Il PC Milano è luogo della memoria
Il Panathlon Club di Milano è un luogo della memoria, ma è anche il posto dove approfondire i temi dell’attualità e della cultura sportiva. Sarà perché il suo presidente è Filippo Grassia, un grande e notissimo giornalista che fa informazione anche quando non lavora per i quotidiani e per Radiorai, sarà per la qualità degli ospiti, sarà per la vivacità della platea, curiosa e stimolante.
di Giancarlo Padovan
Fatto sta che la serata dedicata alla presentazione del libro di Simone Gambino, Ius sanguinis, ius soli – il cricket, la fucina dei nuovi italiani -, ha rappresentato uno dei momenti più alti nel dibattito relativo all’inclusività ed è stata l’occasione per parlare di sport a tutto campo.
Simone, presidente onorario della Federazione Cricket italiana, di cui è stato presidente per trent’anni, dopo averla fondata, è un ottimo scrittore. Ius sanguinis, Ius soli è la prosecuzione del grande romanzo sul cricket, da lui avviato con “Gli anni clandestini”. Quella che racconta Simone è in buona parte la storia della sua vita che s’intreccia, in maniera indissolubile, con lo sport tanto amato, anche perché praticato da ragazzino, seguendo gli insegnamenti del nonno materno, una figura che ha influenzato, da tutti i punti di vista, la crescita e l’educazione d Simone.

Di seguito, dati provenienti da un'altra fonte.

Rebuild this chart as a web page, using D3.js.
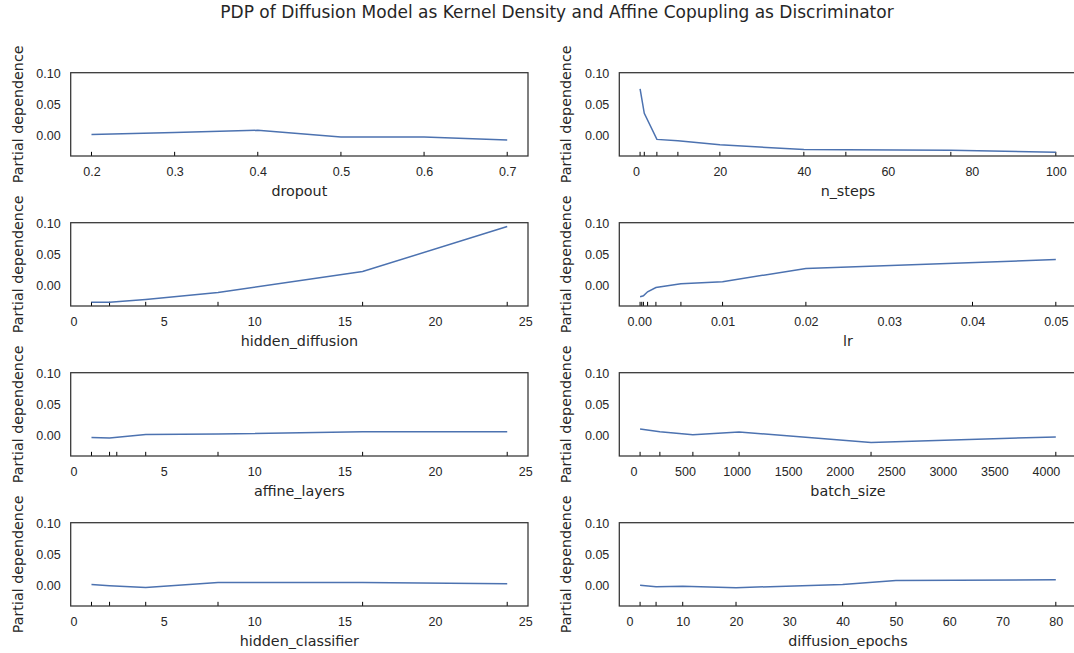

Figlio di Antonio Gambino, inviato e notista internazionale del settimanale L’Espresso, quando era una bussola insostituibile dell’informazione italiana, padre di Giulio Gambino, fondatore e direttore di The Post Internazionale, quotidiano online, e di T.P.I., settimanale cartaceo di diffusione nazionale, Simone è una penna raffinata, sorretta da una memoria prodigiosa. Tuttavia, sono indotto a ritenere che Simone quelle esperienze le abbia impresse dentro per averle vissute in maniera intensissima.
Giovedì 14 giugno, nella fastosa cornice del Melia, c’erano altri due ospiti d’eccezione. Beppe Conti, il massimo esperto e narratore di ciclismo vivente, già inviato di Tuttosport e ora alla Rai, e don Alessio Albertini, assistente ecclesiastico nazionale del CSI e prossimo parroco di Trezzo d’Adda. Per me un’autentica rivelazione. Anche se ho frequentato a lungo suo fratello Demetrio, per ragioni professionali, non conoscevo la verve di don Alessio che, sia dal punto di vista oratoriale, sia sul versante della simpatia, è stato trascinante. Non so se esagero, ma ascoltandolo, sia mia moglie che io, abbiamo avuto l’impressioni di essere catturati dalla sua parola, tanto da dirci, al termine della serata, che don Alessio è un vero “pescatore di uomini”, come Gesù aveva detto di essere ai suoi discepoli. Noi, per esempio, d’ora in avanti, andremo a seguire le sue Messe.
Beppe, infine, è stato straordinario con il vantaggio di non essere un passatista. Con molti e lampanti esempi, ci ha spiegato perché il ciclismo di oggi sia di gran lunga più competitivo e, dunque, più difficile di quello di una volta. E perché, nonostante la cattiva fama del passato, la piaga del doping sia stata definitivamente guarita, grazie anche e soprattutto ai numerosissimi controlli prima e dopo le gare, ma anche durante gli allenamenti o nei periodi di riposo.
Non poteva mancare, da un cercatore di perle come lui, la rivelazione storica: la famosa foto di Coppi che passa la borraccia a Bartali (o viceversa) fu “organizzata” e riprodotta da un fotoreporter che voleva proporla come copertina a Sport Illustrato. I due protagonisti assentirono e da allora ad oggi è ancora vivo il dibattito nazionale: chi la passò a chi? Chi aiutò chi? Nessuno. Era pura finzione.